_DATA SEGMENT:_
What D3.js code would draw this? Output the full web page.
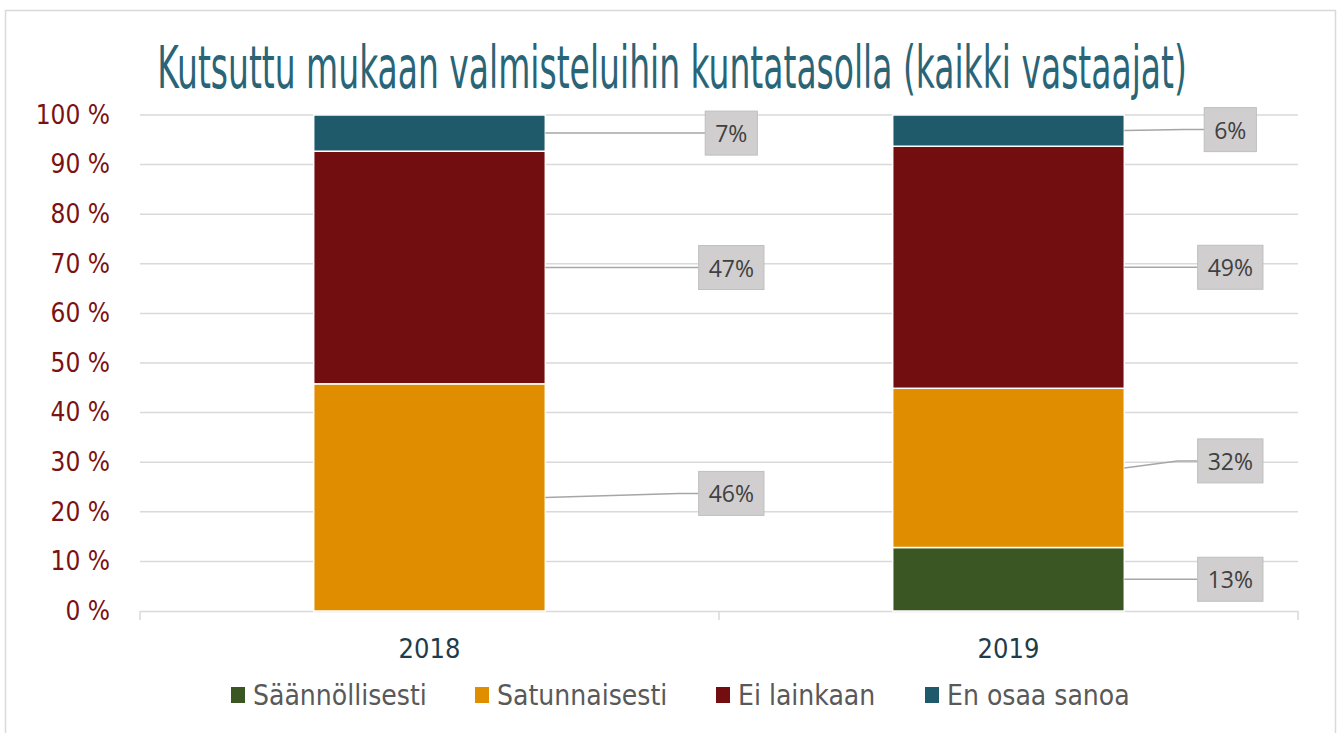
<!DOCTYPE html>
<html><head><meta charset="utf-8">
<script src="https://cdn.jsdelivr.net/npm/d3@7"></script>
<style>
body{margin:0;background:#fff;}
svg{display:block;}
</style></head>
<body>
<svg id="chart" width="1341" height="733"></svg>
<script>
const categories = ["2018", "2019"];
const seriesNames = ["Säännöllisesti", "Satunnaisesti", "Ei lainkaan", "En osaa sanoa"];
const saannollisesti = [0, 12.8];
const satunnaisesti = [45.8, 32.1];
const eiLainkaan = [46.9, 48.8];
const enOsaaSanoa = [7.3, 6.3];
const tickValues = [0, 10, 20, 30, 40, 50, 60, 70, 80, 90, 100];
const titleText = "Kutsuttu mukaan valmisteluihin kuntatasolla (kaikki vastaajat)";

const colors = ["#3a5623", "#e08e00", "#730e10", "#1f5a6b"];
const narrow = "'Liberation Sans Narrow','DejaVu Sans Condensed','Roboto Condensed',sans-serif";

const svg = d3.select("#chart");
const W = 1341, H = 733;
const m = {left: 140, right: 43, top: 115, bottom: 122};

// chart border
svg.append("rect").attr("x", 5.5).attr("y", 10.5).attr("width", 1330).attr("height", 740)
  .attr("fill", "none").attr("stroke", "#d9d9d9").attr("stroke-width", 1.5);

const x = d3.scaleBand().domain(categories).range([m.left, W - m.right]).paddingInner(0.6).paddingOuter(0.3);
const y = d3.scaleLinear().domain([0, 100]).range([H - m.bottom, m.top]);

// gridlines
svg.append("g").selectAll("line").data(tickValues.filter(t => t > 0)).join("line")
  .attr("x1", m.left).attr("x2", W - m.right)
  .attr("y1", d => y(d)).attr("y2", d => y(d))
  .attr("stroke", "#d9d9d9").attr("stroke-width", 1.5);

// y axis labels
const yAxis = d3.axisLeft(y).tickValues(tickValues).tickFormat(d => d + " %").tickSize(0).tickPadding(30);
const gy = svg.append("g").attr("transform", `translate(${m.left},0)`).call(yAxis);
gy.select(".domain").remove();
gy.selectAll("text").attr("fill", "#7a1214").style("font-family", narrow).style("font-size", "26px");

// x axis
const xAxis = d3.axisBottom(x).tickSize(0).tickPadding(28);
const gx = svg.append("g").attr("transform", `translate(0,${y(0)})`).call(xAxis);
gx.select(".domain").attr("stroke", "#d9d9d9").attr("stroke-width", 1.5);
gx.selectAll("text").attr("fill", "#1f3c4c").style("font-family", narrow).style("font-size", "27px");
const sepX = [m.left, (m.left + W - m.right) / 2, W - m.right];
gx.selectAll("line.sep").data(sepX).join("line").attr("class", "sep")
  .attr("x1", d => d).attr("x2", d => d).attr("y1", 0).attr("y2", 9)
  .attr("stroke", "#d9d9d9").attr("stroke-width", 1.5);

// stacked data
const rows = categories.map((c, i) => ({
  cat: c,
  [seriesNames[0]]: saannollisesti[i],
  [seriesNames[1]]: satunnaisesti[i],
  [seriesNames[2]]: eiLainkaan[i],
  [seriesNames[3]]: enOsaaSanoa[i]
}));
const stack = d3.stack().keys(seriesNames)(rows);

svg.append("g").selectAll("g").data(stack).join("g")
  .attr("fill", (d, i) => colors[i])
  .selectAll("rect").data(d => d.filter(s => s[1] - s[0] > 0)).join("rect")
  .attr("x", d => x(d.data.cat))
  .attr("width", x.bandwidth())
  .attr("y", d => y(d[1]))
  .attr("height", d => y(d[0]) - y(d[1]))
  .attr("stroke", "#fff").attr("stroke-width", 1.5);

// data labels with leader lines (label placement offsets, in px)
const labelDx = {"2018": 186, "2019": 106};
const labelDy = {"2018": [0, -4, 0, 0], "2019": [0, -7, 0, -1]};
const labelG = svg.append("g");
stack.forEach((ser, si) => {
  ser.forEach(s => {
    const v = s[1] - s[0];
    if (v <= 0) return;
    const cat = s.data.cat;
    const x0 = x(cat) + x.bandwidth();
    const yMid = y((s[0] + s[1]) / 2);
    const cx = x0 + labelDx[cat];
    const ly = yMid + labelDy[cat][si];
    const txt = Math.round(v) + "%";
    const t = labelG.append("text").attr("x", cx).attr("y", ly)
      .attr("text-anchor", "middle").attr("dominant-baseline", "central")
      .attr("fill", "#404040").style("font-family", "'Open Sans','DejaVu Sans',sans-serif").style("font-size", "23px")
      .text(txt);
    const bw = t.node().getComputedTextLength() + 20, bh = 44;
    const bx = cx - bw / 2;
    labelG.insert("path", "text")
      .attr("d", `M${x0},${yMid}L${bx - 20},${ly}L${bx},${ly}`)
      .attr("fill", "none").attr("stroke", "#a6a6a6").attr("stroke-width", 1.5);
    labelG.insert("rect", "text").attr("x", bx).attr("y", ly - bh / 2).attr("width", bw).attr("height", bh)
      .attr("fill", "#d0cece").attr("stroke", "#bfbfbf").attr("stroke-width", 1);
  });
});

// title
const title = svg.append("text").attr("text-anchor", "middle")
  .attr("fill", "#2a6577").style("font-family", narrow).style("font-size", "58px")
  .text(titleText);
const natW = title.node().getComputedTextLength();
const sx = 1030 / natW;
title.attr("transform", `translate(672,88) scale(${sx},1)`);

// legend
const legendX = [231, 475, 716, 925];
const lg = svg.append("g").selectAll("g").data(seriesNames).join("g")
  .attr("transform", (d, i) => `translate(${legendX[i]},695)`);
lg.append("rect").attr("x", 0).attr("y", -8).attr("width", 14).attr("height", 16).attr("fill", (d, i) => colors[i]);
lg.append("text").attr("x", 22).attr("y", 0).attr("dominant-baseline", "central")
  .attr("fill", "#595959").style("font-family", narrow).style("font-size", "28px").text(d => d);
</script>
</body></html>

_OBJECTIVE:_ Output the data exactly. Pictures don't belong in the result.

_REPLY TO THE EXERCISE:_
What D3.js code would draw this? Output the full web page.
<!DOCTYPE html>
<html><head><meta charset="utf-8">
<script src="https://cdn.jsdelivr.net/npm/d3@7"></script>
<style>
body{margin:0;background:#fff;}
svg{display:block;}
</style></head>
<body>
<svg id="chart" width="1341" height="733"></svg>
<script>
const categories = ["2018", "2019"];
const seriesNames = ["Säännöllisesti", "Satunnaisesti", "Ei lainkaan", "En osaa sanoa"];
const saannollisesti = [0, 12.8];
const satunnaisesti = [45.8, 32.1];
const eiLainkaan = [46.9, 48.8];
const enOsaaSanoa = [7.3, 6.3];
const tickValues = [0, 10, 20, 30, 40, 50, 60, 70, 80, 90, 100];
const titleText = "Kutsuttu mukaan valmisteluihin kuntatasolla (kaikki vastaajat)";

const colors = ["#3a5623", "#e08e00", "#730e10", "#1f5a6b"];
const narrow = "'Liberation Sans Narrow','DejaVu Sans Condensed','Roboto Condensed',sans-serif";

const svg = d3.select("#chart");
const W = 1341, H = 733;
const m = {left: 140, right: 43, top: 115, bottom: 122};

// chart border
svg.append("rect").attr("x", 5.5).attr("y", 10.5).attr("width", 1330).attr("height", 740)
  .attr("fill", "none").attr("stroke", "#d9d9d9").attr("stroke-width", 1.5);

const x = d3.scaleBand().domain(categories).range([m.left, W - m.right]).paddingInner(0.6).paddingOuter(0.3);
const y = d3.scaleLinear().domain([0, 100]).range([H - m.bottom, m.top]);

// gridlines
svg.append("g").selectAll("line").data(tickValues.filter(t => t > 0)).join("line")
  .attr("x1", m.left).attr("x2", W - m.right)
  .attr("y1", d => y(d)).attr("y2", d => y(d))
  .attr("stroke", "#d9d9d9").attr("stroke-width", 1.5);

// y axis labels
const yAxis = d3.axisLeft(y).tickValues(tickValues).tickFormat(d => d + " %").tickSize(0).tickPadding(30);
const gy = svg.append("g").attr("transform", `translate(${m.left},0)`).call(yAxis);
gy.select(".domain").remove();
gy.selectAll("text").attr("fill", "#7a1214").style("font-family", narrow).style("font-size", "26px");

// x axis
const xAxis = d3.axisBottom(x).tickSize(0).tickPadding(28);
const gx = svg.append("g").attr("transform", `translate(0,${y(0)})`).call(xAxis);
gx.select(".domain").attr("stroke", "#d9d9d9").attr("stroke-width", 1.5);
gx.selectAll("text").attr("fill", "#1f3c4c").style("font-family", narrow).style("font-size", "27px");
const sepX = [m.left, (m.left + W - m.right) / 2, W - m.right];
gx.selectAll("line.sep").data(sepX).join("line").attr("class", "sep")
  .attr("x1", d => d).attr("x2", d => d).attr("y1", 0).attr("y2", 9)
  .attr("stroke", "#d9d9d9").attr("stroke-width", 1.5);

// stacked data
const rows = categories.map((c, i) => ({
  cat: c,
  [seriesNames[0]]: saannollisesti[i],
  [seriesNames[1]]: satunnaisesti[i],
  [seriesNames[2]]: eiLainkaan[i],
  [seriesNames[3]]: enOsaaSanoa[i]
}));
const stack = d3.stack().keys(seriesNames)(rows);

svg.append("g").selectAll("g").data(stack).join("g")
  .attr("fill", (d, i) => colors[i])
  .selectAll("rect").data(d => d.filter(s => s[1] - s[0] > 0)).join("rect")
  .attr("x", d => x(d.data.cat))
  .attr("width", x.bandwidth())
  .attr("y", d => y(d[1]))
  .attr("height", d => y(d[0]) - y(d[1]))
  .attr("stroke", "#fff").attr("stroke-width", 1.5);

// data labels with leader lines (label placement offsets, in px)
const labelDx = {"2018": 186, "2019": 106};
const labelDy = {"2018": [0, -4, 0, 0], "2019": [0, -7, 0, -1]};
const labelG = svg.append("g");
stack.forEach((ser, si) => {
  ser.forEach(s => {
    const v = s[1] - s[0];
    if (v <= 0) return;
    const cat = s.data.cat;
    const x0 = x(cat) + x.bandwidth();
    const yMid = y((s[0] + s[1]) / 2);
    const cx = x0 + labelDx[cat];
    const ly = yMid + labelDy[cat][si];
    const txt = Math.round(v) + "%";
    const t = labelG.append("text").attr("x", cx).attr("y", ly)
      .attr("text-anchor", "middle").attr("dominant-baseline", "central")
      .attr("fill", "#404040").style("font-family", "'Open Sans','DejaVu Sans',sans-serif").style("font-size", "23px")
      .text(txt);
    const bw = t.node().getComputedTextLength() + 20, bh = 44;
    const bx = cx - bw / 2;
    labelG.insert("path", "text")
      .attr("d", `M${x0},${yMid}L${bx - 20},${ly}L${bx},${ly}`)
      .attr("fill", "none").attr("stroke", "#a6a6a6").attr("stroke-width", 1.5);
    labelG.insert("rect", "text").attr("x", bx).attr("y", ly - bh / 2).attr("width", bw).attr("height", bh)
      .attr("fill", "#d0cece").attr("stroke", "#bfbfbf").attr("stroke-width", 1);
  });
});

// title
const title = svg.append("text").attr("text-anchor", "middle")
  .attr("fill", "#2a6577").style("font-family", narrow).style("font-size", "58px")
  .text(titleText);
const natW = title.node().getComputedTextLength();
const sx = 1030 / natW;
title.attr("transform", `translate(672,88) scale(${sx},1)`);

// legend
const legendX = [231, 475, 716, 925];
const lg = svg.append("g").selectAll("g").data(seriesNames).join("g")
  .attr("transform", (d, i) => `translate(${legendX[i]},695)`);
lg.append("rect").attr("x", 0).attr("y", -8).attr("width", 14).attr("height", 16).attr("fill", (d, i) => colors[i]);
lg.append("text").attr("x", 22).attr("y", 0).attr("dominant-baseline", "central")
  .attr("fill", "#595959").style("font-family", narrow).style("font-size", "28px").text(d => d);
</script>
</body></html>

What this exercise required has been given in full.